Suze Orman built her career telling people to do math before they do feelings. So it lands differently when she closes a segment with this:
"Please put your heart before your head. It’s your head and what you think that will always get you in trouble. It’s how you feel, how you deserve to feel, that will really give you the happiness in life you deserve."
She said it to a woman in a strained marriage who was trying to figure out how to protect her premarital assets while staying put. Suze’s verdict: stop trying to optimize. Leave.
The stakes if you read this wrong
The advice sounds soft, but it works like hard math. Suze named "fear, shame, and anger" as the three internal obstacles to wealth, the forces keeping a caller stuck because "she was afraid she couldn’t make it on her own, so people stick in a situation because they like their house, they want the kids to be okay." If you read "heart over head" as permission to ignore numbers, you missed what she said. She said the head, when it runs on fear, gets the math wrong.
Why the heart answer is also the cheaper answer
The hidden cost of staying for financial stability is usually larger than the visible cost of leaving. Run a realistic illustrative scenario.
A 45-year-old has $400,000 in premarital retirement savings, a $90,000 salary, and a six-year marriage that has gone bad. Her spouse carries $35,000 in credit card debt at 22% APR, and she has been quietly servicing it from joint checking. She has also slowed her 401(k) contributions because cash is tight, giving up her 4% employer match worth roughly $3,600 a year.
Year one of staying costs her about $7,700 in interest paid on debt that is not hers, plus the $3,600 in forfeited match, plus another $3,000 or so in stress-driven spending that did not exist before. Five years of that pattern is north of $70,000 in cash that left her balance sheet, before any divorce filing.
Now add the invisible damage. In community property states like California, Texas, and Arizona, premarital assets stay separate only when records stay clean. Depositing a paycheck into the same account that holds inherited money, or paying a joint mortgage from a premarital brokerage, can convert separate property into marital property over time. A $400,000 premarital nest egg can be treated as half marital in a settlement simply because the paperwork got sloppy. That is the real math Suze is doing when she tells the caller to lead with feeling. Leaving at year one preserves the $400,000. Staying through year five risks half of it, plus the cash leakage, plus the lost compounding.
The variable that flips the answer
One factor decides which way this calculation runs: whether the premarital assets are still legally separate. If the $400,000 sits in an account that has never received marital deposits and has never paid a marital expense, the cost of another year is the cash leakage and suspended retirement contributions. Painful, but recoverable.
If the accounts are already commingled, every additional month raises the share a court can treat as marital. The math gets worse the longer you wait. That is why Suze pushes legal separation rather than informal separation: a filing date stops the commingling clock.
What to do this week
- Pull statements for every account holding premarital or inherited money.

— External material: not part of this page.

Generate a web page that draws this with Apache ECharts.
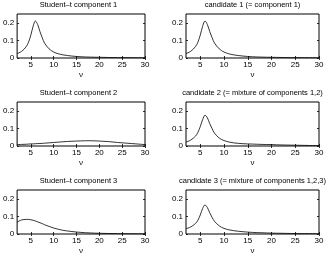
<!DOCTYPE html>
<html>
<head>
<meta charset="utf-8">
<script src="https://cdn.jsdelivr.net/npm/echarts@6/dist/echarts.min.js"></script>
<style>
  html, body { margin: 0; padding: 0; background: #fff; }
  #chart { width: 327px; height: 261px; }
</style>
</head>
<body>
<div id="chart"></div>
<script>
// degrees of freedom grid (x values)
const nu = [2, 3, 4, 4.5, 5, 5.5, 6, 6.5, 7, 7.5, 8, 9, 10, 11, 12, 14, 16, 18, 20, 22, 24, 26, 28, 30]

// densities
const comp1 = [0.025, 0.038, 0.065, 0.09, 0.13, 0.18, 0.21, 0.19, 0.15, 0.115, 0.085, 0.052, 0.034, 0.024, 0.018, 0.011, 0.007, 0.005, 0.004, 0.003, 0.002, 0.002, 0.0015, 0.001]
const comp2 = [0.008, 0.009, 0.01, 0.011, 0.012, 0.012, 0.013, 0.014, 0.014, 0.015, 0.016, 0.018, 0.02, 0.022, 0.024, 0.027, 0.029, 0.03, 0.028, 0.025, 0.02, 0.016, 0.012, 0.008]
const comp3 = [0.068, 0.08, 0.083, 0.083, 0.081, 0.078, 0.074, 0.069, 0.064, 0.059, 0.053, 0.043, 0.034, 0.027, 0.021, 0.014, 0.009, 0.006, 0.004, 0.003, 0.002, 0.0015, 0.001, 0.001]
const cand1 = comp1
const cand2 = [0.022, 0.034, 0.056, 0.077, 0.11, 0.15, 0.175, 0.16, 0.127, 0.098, 0.073, 0.045, 0.031, 0.023, 0.018, 0.013, 0.011, 0.009, 0.008, 0.006, 0.005, 0.004, 0.003, 0.002]
const cand3 = [0.03, 0.04, 0.06, 0.078, 0.108, 0.145, 0.165, 0.15, 0.12, 0.094, 0.072, 0.046, 0.032, 0.024, 0.019, 0.013, 0.009, 0.007, 0.005, 0.004, 0.003, 0.002, 0.002, 0.001]

const xTicks = [5, 10, 15, 20, 25, 30]
const yTicks = [0, 0.1, 0.2]

const panels = [
  { title: 'Student–t component 1', data: comp1 },
  { title: 'candidate 1 (= component 1)', data: cand1 },
  { title: 'Student–t component 2', data: comp2 },
  { title: 'candidate 2 (= mixture of components 1,2)', data: cand2 },
  { title: 'Student–t component 3', data: comp3 },
  { title: 'candidate 3 (= mixture of components 1,2,3)', data: cand3 }
]

const font = 'Liberation Sans, Arial, sans-serif'
const lefts = [12, 186]
const tops = [14, 102, 190]
const W = 133
const H = 44

let grid = [], xAxis = [], yAxis = [], series = [], title = []

panels.forEach((p, i) => {
  const col = i % 2
  const row = Math.floor(i / 2)
  grid.push({ left: lefts[col], top: tops[row], width: W, height: H, show: true, borderColor: '#000', borderWidth: 1, backgroundColor: '#fff' })
  title.push({
    text: p.title,
    left: lefts[col] + W / 2,
    top: tops[row] - 13,
    textAlign: 'center',
    padding: 0,
    textStyle: { fontFamily: font, fontSize: 7.5, fontWeight: 'normal', color: '#000' }
  })
  const tick = { show: true, inside: true, length: 2, lineStyle: { color: '#000', width: 0.8 } }
  // bottom x
  xAxis.push({
    type: 'value', gridIndex: i, min: 2, max: 30, position: 'bottom',
    name: 'ν', nameLocation: 'middle', nameGap: 13,
    nameTextStyle: { fontFamily: font, fontSize: 8, color: '#000' },
    axisLine: { show: false },
    axisTick: Object.assign({ customValues: xTicks }, tick),
    axisLabel: { customValues: xTicks, fontFamily: font, fontSize: 8, color: '#000', margin: 3 },
    splitLine: { show: false }
  })
  // top x (mirror ticks)
  xAxis.push({
    type: 'value', gridIndex: i, min: 2, max: 30, position: 'top',
    axisLine: { show: false },
    axisTick: Object.assign({ customValues: xTicks }, tick),
    axisLabel: { show: false },
    splitLine: { show: false }
  })
  yAxis.push({
    type: 'value', gridIndex: i, min: 0, max: 0.25, position: 'left',
    axisLine: { show: false },
    axisTick: Object.assign({ customValues: yTicks }, tick),
    axisLabel: { customValues: yTicks, fontFamily: font, fontSize: 8, color: '#000', margin: 3 },
    splitLine: { show: false }
  })
  yAxis.push({
    type: 'value', gridIndex: i, min: 0, max: 0.25, position: 'right',
    axisLine: { show: false },
    axisTick: Object.assign({ customValues: yTicks }, tick),
    axisLabel: { show: false },
    splitLine: { show: false }
  })
  series.push({
    type: 'line',
    xAxisIndex: i * 2,
    yAxisIndex: i * 2,
    data: nu.map((v, k) => [v, p.data[k]]),
    smooth: 0.35,
    symbol: 'none',
    lineStyle: { color: '#000', width: 0.8 },
    clip: true
  })
})

const chart = echarts.init(document.getElementById('chart'), null, { renderer: 'canvas' })
chart.setOption({
  animation: false,
  backgroundColor: '#fff',
  title: title,
  grid: grid,
  xAxis: xAxis,
  yAxis: yAxis,
  series: series
})
</script>
</body>
</html>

If marital income has touched any of them, ask a family law attorney in your state about a postnuptial agreement or a legal separation filing. The filing date is the variable that protects the rest.

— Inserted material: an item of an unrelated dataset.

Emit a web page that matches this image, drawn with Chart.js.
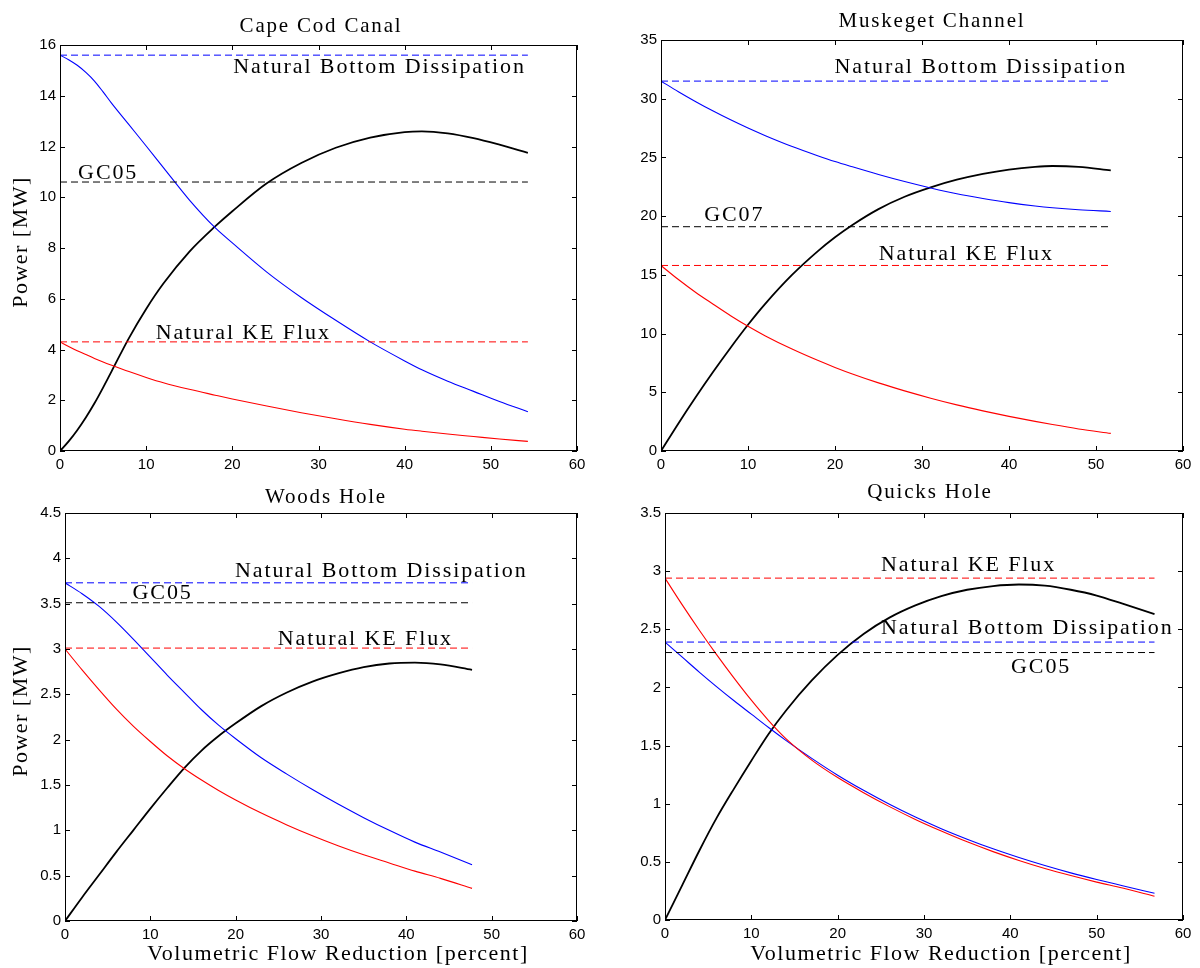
<!DOCTYPE html>
<html>
<head>
<meta charset="utf-8">
<script src="https://cdn.jsdelivr.net/npm/chart.js@4.4.1/dist/chart.umd.min.js"></script>
<style>
  body { margin: 0; background: #fff; }
  canvas { position: absolute; left: 0; top: 0; }
</style>
</head>
<body>
<canvas id="c0" width="1200" height="968"></canvas>
<canvas id="c1" width="1200" height="968"></canvas>
<canvas id="c2" width="1200" height="968"></canvas>
<canvas id="c3" width="1200" height="968"></canvas>
<script>
// ---- data (power in MW vs. flow reduction in percent) ----

// Cape Cod Canal
const capeX         = [0, 1, 2, 3, 4, 5, 6, 8, 10, 12, 15, 18, 20, 24, 28, 32, 36, 40, 42, 45, 48, 51, 54.3];
const capeExtracted = [0, 0.38, 0.82, 1.32, 1.88, 2.5, 3.15, 4.45, 5.6, 6.6, 7.85, 8.85, 9.45, 10.55, 11.35, 11.95, 12.35, 12.57, 12.6, 12.52, 12.33, 12.07, 11.75];
const capeBottom    = [15.6, 15.42, 15.2, 14.92, 14.58, 14.15, 13.7, 12.86, 12.02, 11.17, 9.9, 8.8, 8.2, 7.05, 6.05, 5.15, 4.3, 3.55, 3.2, 2.75, 2.35, 1.95, 1.55];
const capeKE        = [4.3, 4.12, 3.95, 3.8, 3.65, 3.51, 3.38, 3.13, 2.9, 2.69, 2.43, 2.2, 2.05, 1.77, 1.51, 1.27, 1.05, 0.86, 0.78, 0.67, 0.57, 0.47, 0.38];
const capeLevels    = [15.6, 10.6, 4.3];   // natural bottom dissipation, GC05, natural KE flux

// Muskeget Channel
const muskX         = [0, 2, 4, 6, 8, 10, 12, 15, 18, 20, 22, 25, 28, 31, 34, 37, 40, 43, 45, 48, 51.7];
const muskExtracted = [0, 2.35, 4.6, 6.75, 8.8, 10.75, 12.55, 14.95, 17.0, 18.2, 19.25, 20.6, 21.65, 22.45, 23.1, 23.6, 23.97, 24.2, 24.27, 24.2, 23.9];
const muskBottom    = [31.5, 30.6, 29.75, 28.95, 28.2, 27.5, 26.85, 25.95, 25.15, 24.65, 24.2, 23.55, 22.95, 22.4, 21.9, 21.5, 21.15, 20.87, 20.72, 20.55, 20.4];
const muskKE        = [15.8, 14.6, 13.5, 12.5, 11.52, 10.62, 9.8, 8.7, 7.72, 7.12, 6.56, 5.8, 5.12, 4.5, 3.93, 3.42, 2.95, 2.52, 2.25, 1.88, 1.5];
const muskLevels    = [31.5, 19.1, 15.8];  // natural bottom dissipation, GC07, natural KE flux

// Woods Hole
const woodsX         = [0, 2, 4, 6, 8, 10, 12, 14, 16, 18, 20, 23, 26, 29, 32, 35, 38, 41, 44, 47.7];
const woodsExtracted = [0, 0.26, 0.51, 0.76, 1.0, 1.24, 1.47, 1.69, 1.88, 2.04, 2.18, 2.37, 2.52, 2.64, 2.73, 2.8, 2.84, 2.85, 2.83, 2.77];
const woodsBottom    = [3.73, 3.61, 3.47, 3.3, 3.11, 2.91, 2.71, 2.52, 2.33, 2.16, 2.01, 1.8, 1.62, 1.45, 1.29, 1.14, 1.0, 0.87, 0.76, 0.62];
const woodsKE        = [3.0, 2.77, 2.55, 2.34, 2.15, 1.98, 1.82, 1.68, 1.555, 1.44, 1.335, 1.19, 1.06, 0.94, 0.83, 0.73, 0.64, 0.55, 0.47, 0.36];
const woodsLevels    = [3.73, 3.51, 3.01]; // natural bottom dissipation, GC05, natural KE flux

// Quicks Hole
const quicksX         = [0, 2, 4, 6, 8, 10, 12, 14, 17, 20, 23, 26, 29, 32, 35, 38, 41, 44, 47, 50, 53, 56.7];
const quicksExtracted = [0, 0.3, 0.6, 0.88, 1.13, 1.37, 1.6, 1.8, 2.06, 2.28, 2.46, 2.6, 2.705, 2.785, 2.84, 2.872, 2.885, 2.875, 2.84, 2.79, 2.72, 2.63];
const quicksBottom    = [2.39, 2.26, 2.13, 2.005, 1.885, 1.77, 1.655, 1.545, 1.39, 1.245, 1.115, 0.995, 0.885, 0.785, 0.695, 0.612, 0.537, 0.468, 0.405, 0.348, 0.295, 0.23];
const quicksKE        = [2.94, 2.71, 2.49, 2.28, 2.08, 1.89, 1.715, 1.56, 1.375, 1.225, 1.095, 0.975, 0.865, 0.765, 0.672, 0.588, 0.512, 0.443, 0.382, 0.326, 0.275, 0.205];
const quicksLevels    = [2.39, 2.30, 2.94]; // natural bottom dissipation, GC05, natural KE flux

const xTicks = [0, 10, 20, 30, 40, 50, 60];

// ---- layout of the four panels (page pixels) ----
const panels = [
  { id: 'c0', title: 'Cape Cod Canal', xs: capeX, ext: capeExtracted, bot: capeBottom, ke: capeKE, levels: capeLevels,
    yMax: 16, yStep: 2, box: [60, 45, 577, 451], titleAt: [321, 32], yLabel: true, xLabel: false,
    notes: [['Natural Bottom Dissipation', 20.1, 15.22], ['GC05', 2.1, 11.04], ['Natural KE Flux', 11.1, 4.74]] },
  { id: 'c1', title: 'Muskeget Channel', xs: muskX, ext: muskExtracted, bot: muskBottom, ke: muskKE, levels: muskLevels,
    yMax: 35, yStep: 5, box: [661, 40, 1183, 451], titleAt: [932, 27], yLabel: false, xLabel: false,
    notes: [['Natural Bottom Dissipation', 19.95, 32.89], ['GC07', 4.97, 20.24], ['Natural KE Flux', 25.03, 16.96]] },
  { id: 'c2', title: 'Woods Hole', xs: woodsX, ext: woodsExtracted, bot: woodsBottom, ke: woodsKE, levels: woodsLevels,
    yMax: 4.5, yStep: 0.5, box: [65, 513, 577, 921], titleAt: [326, 503], yLabel: true, xLabel: true,
    notes: [['Natural Bottom Dissipation', 19.92, 3.88], ['GC05', 7.92, 3.64], ['Natural KE Flux', 24.94, 3.13]] },
  { id: 'c3', title: 'Quicks Hole', xs: quicksX, ext: quicksExtracted, bot: quicksBottom, ke: quicksKE, levels: quicksLevels,
    yMax: 3.5, yStep: 0.5, box: [665, 513, 1183, 920], titleAt: [930, 498], yLabel: false, xLabel: true,
    notes: [['Natural KE Flux', 25.02, 3.07], ['Natural Bottom Dissipation', 25.02, 2.53], ['GC05', 40.08, 2.19]] }
];

const serif = '"Liberation Serif", "Times New Roman", serif';
const sans = '"Liberation Sans", Arial, sans-serif';
const levelColors = ['#0000ff', '#000000', '#ff0000'];

function curve(xs, ys, color, width) {
  return {
    data: xs.map((x, i) => ({ x: x, y: ys[i] })),
    showLine: true, borderColor: color, borderWidth: width,
    pointRadius: 0, cubicInterpolationMode: 'monotone', fill: false
  };
}

function level(xEnd, y, color) {
  return {
    data: [{ x: 0, y: y }, { x: xEnd, y: y }],
    showLine: true, borderColor: color, borderWidth: 1, borderDash: [7, 4],
    pointRadius: 0, fill: false
  };
}

function spaced(ctx, px) {
  if ('letterSpacing' in ctx) ctx.letterSpacing = px + 'px';
}

// frame, inward ticks and all the serif texts
const framePlugin = {
  id: 'frame',
  afterDraw(chart, args, opts) {
    const p = opts.panel;
    const a = chart.chartArea;
    const sx = chart.scales.x, sy = chart.scales.y;
    const ctx = chart.ctx;
    ctx.save();
    ctx.strokeStyle = '#000';
    ctx.lineWidth = 1;
    ctx.strokeRect(a.left + 0.5, a.top + 0.5, a.right - a.left - 1, a.bottom - a.top - 1);
    ctx.beginPath();
    sx.ticks.forEach(t => {
      const px = Math.round(sx.getPixelForValue(t.value)) + 0.5;
      ctx.moveTo(px, a.bottom); ctx.lineTo(px, a.bottom - 5);
      ctx.moveTo(px, a.top); ctx.lineTo(px, a.top + 5);
    });
    sy.ticks.forEach(t => {
      const py = Math.round(sy.getPixelForValue(t.value)) + 0.5;
      ctx.moveTo(a.left, py); ctx.lineTo(a.left + 5, py);
      ctx.moveTo(a.right, py); ctx.lineTo(a.right - 5, py);
    });
    ctx.stroke();

    ctx.fillStyle = '#000';
    // title
    ctx.font = '21px ' + serif;
    spaced(ctx, 1.8);
    ctx.textAlign = 'center';
    ctx.textBaseline = 'alphabetic';
    ctx.fillText(p.title, p.titleAt[0], p.titleAt[1]);

    // annotations on the dashed levels
    ctx.font = '22px ' + serif;
    spaced(ctx, 1.9);
    ctx.textAlign = 'left';
    ctx.textBaseline = 'middle';
    p.notes.forEach(n => {
      ctx.fillText(n[0], sx.getPixelForValue(n[1]), sy.getPixelForValue(n[2]) + 2);
    });

    // axis titles
    spaced(ctx, 1.5);
    if (p.xLabel) {
      ctx.textAlign = 'center';
      ctx.fillText('Volumetric Flow Reduction [percent]', (a.left + a.right) / 2 + 17, 954);
    }
    if (p.yLabel) {
      ctx.translate(21, (a.top + a.bottom) / 2 - 6);
      ctx.rotate(-Math.PI / 2);
      ctx.textAlign = 'center';
      ctx.fillText('Power [MW]', 0, 0);
    }
    ctx.restore();
  }
};

panels.forEach(p => {
  const xEnd = p.xs[p.xs.length - 1];
  const [l, t, r, b] = p.box;
  new Chart(document.getElementById(p.id), {
    type: 'scatter',
    data: {
      datasets: [
        level(xEnd, p.levels[0], levelColors[0]),
        level(xEnd, p.levels[1], levelColors[1]),
        level(xEnd, p.levels[2], levelColors[2]),
        curve(p.xs, p.ke, '#ff0000', 1.1),
        curve(p.xs, p.bot, '#0000ff', 1.1),
        curve(p.xs, p.ext, '#000000', 1.8)
      ]
    },
    options: {
      responsive: false,
      animation: false,
      events: [],
      layout: { padding: { left: l - 50, top: t, right: 1200 - r, bottom: 968 - b - 30 } },
      plugins: {
        legend: { display: false },
        tooltip: { enabled: false },
        frame: { panel: p }
      },
      scales: {
        x: {
          type: 'linear', min: 0, max: 60,
          afterBuildTicks: s => { s.ticks = xTicks.map(v => ({ value: v })); },
          grid: { display: false, drawTicks: false },
          border: { display: false },
          ticks: { color: '#000', font: { family: sans, size: 15 }, padding: 5, maxRotation: 0 },
          afterFit: s => { s.height = 30; }
        },
        y: {
          type: 'linear', min: 0, max: p.yMax,
          grid: { display: false, drawTicks: false },
          border: { display: false },
          ticks: {
            stepSize: p.yStep, color: '#000', font: { family: sans, size: 15 }, padding: 4,
            callback: v => String(Math.round(v * 100) / 100)
          },
          afterFit: s => { s.width = 50; }
        }
      }
    },
    plugins: [framePlugin]
  });
});
</script>
</body>
</html>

- Build your own leakage number. Add interest paid on debt that is not yours, any forfeited employer match, and income redirected to joint obligations. Most people underestimate the five-year total by half.
- If high-rate credit card debt is part of the picture, attack it the way Suze frames it, as a guaranteed 18% return without risk, then redirect the freed cash into a Roth IRA where contributions can be withdrawn penalty-free if you need an emergency reserve.
The closing line of the episode, delivered by Suze’s co-host KT, is the whole frame: "People first, then money, then things." The order reflects how the math actually works once fear stops driving the spreadsheet.